Problem :: From the entries below, reproduce exactly the lines from the one with "Output the LaTeX" through the one with "(8,13) -- (1121,13);", both included, without images.

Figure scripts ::
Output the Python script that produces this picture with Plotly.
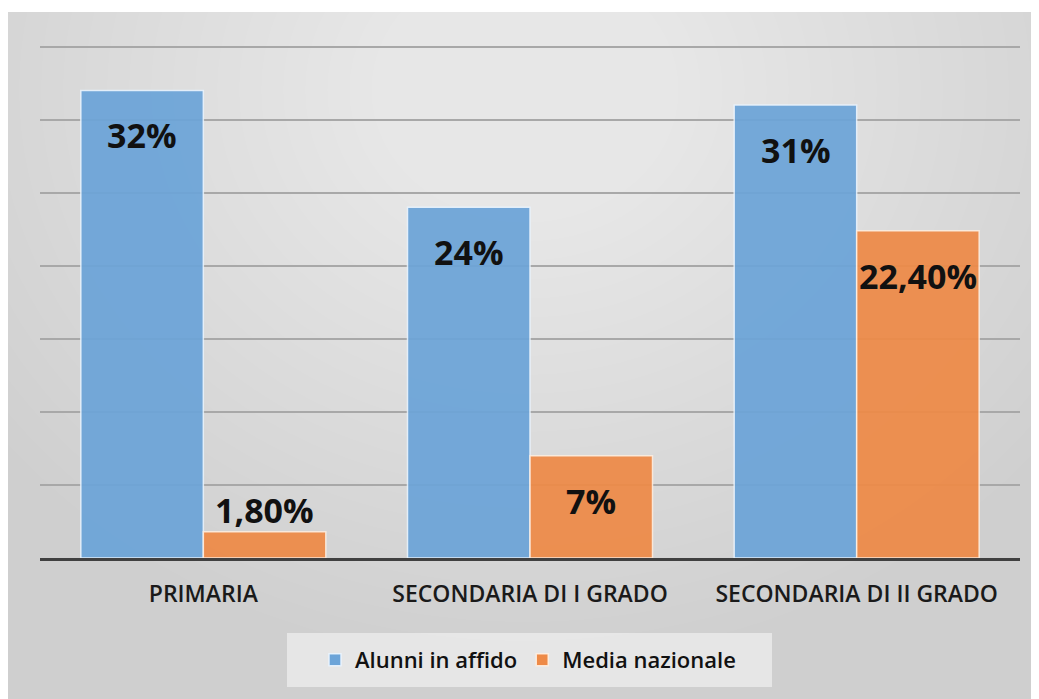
import plotly.graph_objects as go

categories = ["PRIMARIA", "SECONDARIA DI I GRADO", "SECONDARIA DI II GRADO"]
alunni_affido = [32, 24, 31]
media_nazionale = [1.8, 7, 22.4]
labels_affido = ["32%", "24%", "31%"]
labels_media = ["1,80%", "7%", "22,40%"]

# page body has an 8px margin; figure is offset by 8px on the page
OFF = 8
W, H = 1039 - OFF, 699 - OFF
L, R, T, B = 40 - OFF, 19, 32 - OFF, 141
pw, ph = W - L - R, H - T - B

def px_x(p):  # p in page pixels
    return (p - OFF - L) / pw

def px_y(p):
    return (H - B - (p - OFF)) / ph

BLUE = "#6CA4D8"
ORANGE = "#EE8A47"
FONT = "Open Sans"

fig = go.Figure()
fig.add_trace(go.Bar(
    name="Alunni in affido", x=categories, y=alunni_affido,
    marker=dict(color=BLUE, opacity=0.93, line=dict(color="rgba(235,245,255,0.9)", width=1.5)),
))
fig.add_trace(go.Bar(
    name="Media nazionale", x=categories, y=media_nazionale,
    marker=dict(color=ORANGE, opacity=0.93, line=dict(color="rgba(255,240,225,0.9)", width=1.5)),
))

shapes = []
shapes.append(dict(type="rect", xref="paper", yref="paper", layer="below",
                   x0=px_x(7), x1=px_x(1045), y0=px_y(705), y1=px_y(12),
                   fillcolor="#CFCFCF", line=dict(width=0)))
cx, cy = 525, 90
n = 30
for k in range(n):
    f = 1 - k / n
    rx, ry = 660 * f, 570 * f
    shapes.append(dict(type="circle", xref="paper", yref="paper", layer="below",
                       x0=px_x(cx - rx), x1=px_x(cx + rx), y0=px_y(cy + ry), y1=px_y(cy - ry),
                       fillcolor="rgba(255,255,255,0.038)", line=dict(width=0)))
shapes.append(dict(type="rect", xref="paper", yref="paper", layer="below",
                   x0=px_x(0), x1=px_x(1045), y0=px_y(12), y1=px_y(0),
                   fillcolor="white", line=dict(width=0)))
shapes.append(dict(type="rect", xref="paper", yref="paper", layer="below",
                   x0=px_x(0), x1=px_x(7), y0=px_y(705), y1=px_y(0),
                   fillcolor="white", line=dict(width=0)))
shapes.append(dict(type="rect", xref="paper", yref="paper", layer="below",
                   x0=px_x(287), x1=px_x(772), y0=px_y(687), y1=px_y(633),
                   fillcolor="rgba(238,238,238,0.75)", line=dict(width=0)))

annotations = []
for i, c in enumerate(categories):
    for vals, labs, xs in ((alunni_affido, labels_affido, -61), (media_nazionale, labels_media, 61)):
        v = vals[i]
        inside = v >= 5
        annotations.append(dict(x=c, y=v, xref="x", yref="y", text=labs[i], showarrow=False,
                                xshift=xs, yshift=-45 if inside else -3,
                                yanchor="middle" if inside else "bottom",
                                font=dict(family=FONT, size=34, color="#111111", weight=700)))

fig.update_layout(
    width=W, height=H,
    margin=dict(l=L, r=R, t=T, b=B),
    paper_bgcolor="white", plot_bgcolor="rgba(0,0,0,0)",
    barmode="group", bargap=0.25, bargroupgap=0,
    shapes=shapes, annotations=annotations,
    showlegend=True,
    legend=dict(orientation="h", x=px_x(528), xanchor="center", y=px_y(660), yanchor="middle",
                bgcolor="rgba(0,0,0,0)", font=dict(family=FONT, size=22, color="#111111", weight=600),
                itemwidth=30, traceorder="normal"),
    xaxis=dict(showline=True, linecolor="#404040", linewidth=3, showgrid=False,
               ticks="", ticklabelstandoff=13,
               tickfont=dict(family=FONT, size=23, color="#1a1a1a", weight=600)),
    yaxis=dict(range=[0, 36], dtick=5, showgrid=True, gridcolor="#A8A8A8", gridwidth=2,
               showticklabels=False, zeroline=False, showline=False, ticks=""),
)

fig.write_html("out.html")
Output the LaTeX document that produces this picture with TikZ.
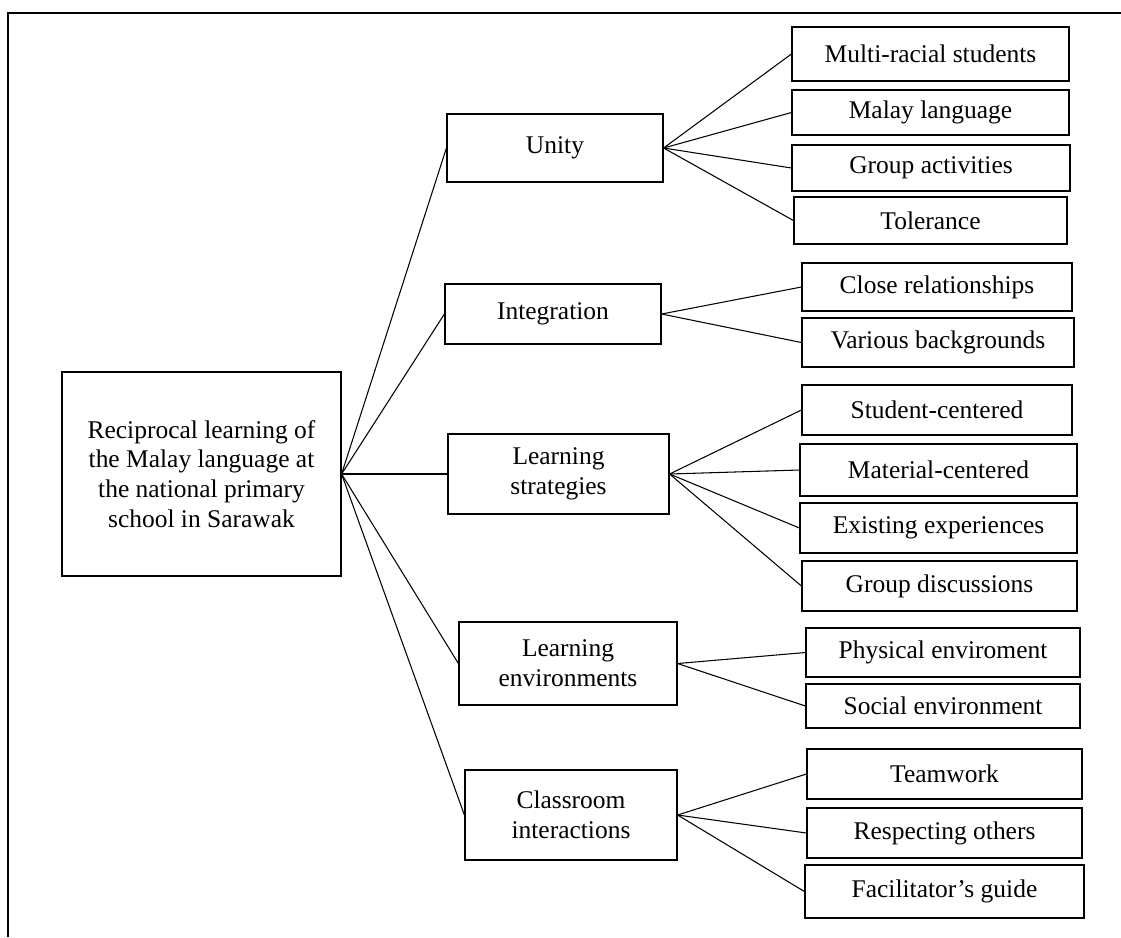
\documentclass[tikz,border=0pt]{standalone}
\usepackage{fontspec}
\setmainfont{Liberation Serif}
\usetikzlibrary{positioning}

\tikzset{
    box/.style={draw, line width=0.7pt, rectangle, align=center, inner sep=2pt,
        font=\fontsize{14.5}{17}\selectfont},
    link/.style={line width=0.6pt}
}

\begin{document}
\begin{tikzpicture}[x=0.02cm, y=-0.02cm]
            \useasboundingbox (0,0) rectangle (1121,937);
            \draw[line width=1.6pt] (8,937) -- (8,13) -- (1121,13);

            % root and main themes
            \node[box, minimum width=5.58cm, minimum height=4.08cm] (root) at (201.5,474) {Reciprocal learning of\\the Malay language at\\the national primary\\school in Sarawak};
            \node[box, minimum width=4.32cm, minimum height=1.36cm] (unity) at (555,148) {Unity};
            \node[box, minimum width=4.32cm, minimum height=1.2cm] (integ) at (553,314) {Integration};
            \node[box, minimum width=4.42cm, minimum height=1.6cm] (strat) at (558.5,474) {Learning\\strategies};
            \node[box, minimum width=4.36cm, minimum height=1.66cm] (envir) at (568,663.5) {Learning\\environments};
            \node[box, minimum width=4.24cm, minimum height=1.8cm] (inter) at (571,815) {Classroom\\interactions};

            % sub themes
            \node[box, minimum width=5.54cm, minimum height=1.08cm] (multi) at (930.5,54) {Multi-racial students};
            \node[box, minimum width=5.54cm, minimum height=0.9cm] (malay) at (930.5,112.5) {Malay language};
            \node[box, minimum width=5.56cm, minimum height=0.92cm] (groupact) at (931,168) {Group activities};
            \node[box, minimum width=5.46cm, minimum height=0.94cm] (toler) at (930.5,220.5) {Tolerance};
            \node[box, minimum width=5.4cm, minimum height=0.96cm] (close) at (937,287) {Close relationships};
            \node[box, minimum width=5.44cm, minimum height=0.98cm] (various) at (938,342.5) {Various backgrounds};
            \node[box, minimum width=5.4cm, minimum height=1.0cm] (student) at (937,410) {Student-centered};
            \node[box, minimum width=5.54cm, minimum height=1.04cm] (material) at (938.5,470) {Material-centered};
            \node[box, minimum width=5.54cm, minimum height=1.0cm] (exist) at (938.5,528) {Existing experiences};
            \node[box, minimum width=5.5cm, minimum height=1.0cm] (groupdisc) at (939.5,586) {Group discussions};
            \node[box, minimum width=5.48cm, minimum height=0.98cm] (phys) at (943,652.5) {Physical enviroment};
            \node[box, minimum width=5.48cm, minimum height=0.88cm] (social) at (943,706) {Social environment};
            \node[box, minimum width=5.5cm, minimum height=1.0cm] (team) at (944.5,774) {Teamwork};
            \node[box, minimum width=5.5cm, minimum height=1.0cm] (respect) at (944.5,833) {Respecting others};
            \node[box, minimum width=5.58cm, minimum height=1.06cm] (facil) at (944.5,891.5) {Facilitator’s guide};

            \draw[link] (root.east) -- (unity.west);
            \draw[link] (root.east) -- (integ.west);
            \draw[link] (root.east) -- (strat.west);
            \draw[link] (root.east) -- (envir.west);
            \draw[link] (root.east) -- (inter.west);

            \draw[link] (unity.east) -- (multi.west);
            \draw[link] (unity.east) -- (malay.west);
            \draw[link] (unity.east) -- (groupact.west);
            \draw[link] (unity.east) -- (toler.west);
            \draw[link] (integ.east) -- (close.west);
            \draw[link] (integ.east) -- (various.west);
            \draw[link] (strat.east) -- (student.west);
            \draw[link] (strat.east) -- (material.west);
            \draw[link] (strat.east) -- (exist.west);
            \draw[link] (strat.east) -- (groupdisc.west);
            \draw[link] (envir.east) -- (phys.west);
            \draw[link] (envir.east) -- (social.west);
            \draw[link] (inter.east) -- (team.west);
            \draw[link] (inter.east) -- (respect.west);
            \draw[link] (inter.east) -- (facil.west);
        \end{tikzpicture}
\end{document}
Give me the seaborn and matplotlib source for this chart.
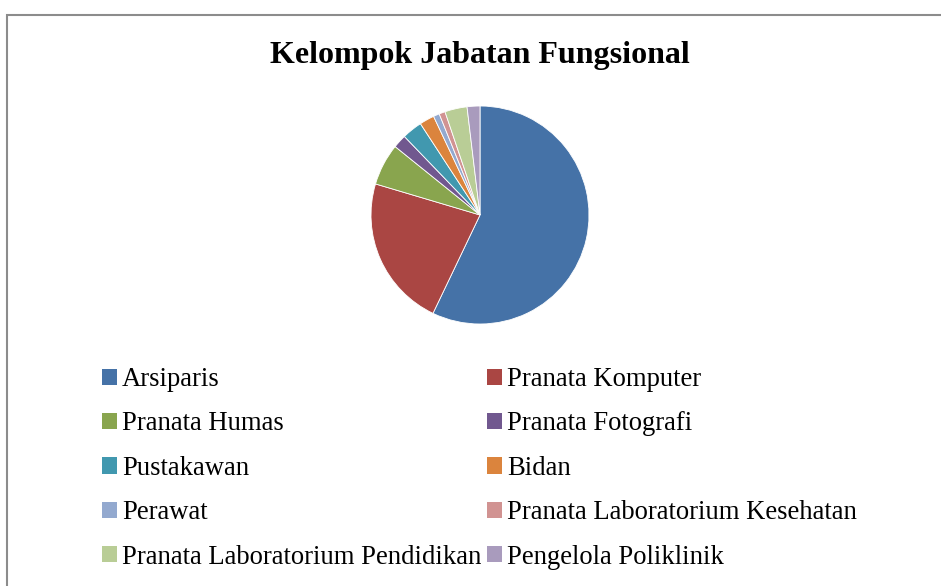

Exercise solution ::
Output the LaTeX document that produces this picture with TikZ.
\documentclass[tikz,border=0pt]{standalone}
\usepackage{fontspec}
\setmainfont{Liberation Serif}
\usetikzlibrary{positioning}

\tikzset{
    box/.style={draw, line width=0.7pt, rectangle, align=center, inner sep=2pt,
        font=\fontsize{14.5}{17}\selectfont},
    link/.style={line width=0.6pt}
}

\begin{document}
\begin{tikzpicture}[x=0.02cm, y=-0.02cm]
            \useasboundingbox (0,0) rectangle (1121,937);
            \draw[line width=1.6pt] (8,937) -- (8,13) -- (1121,13);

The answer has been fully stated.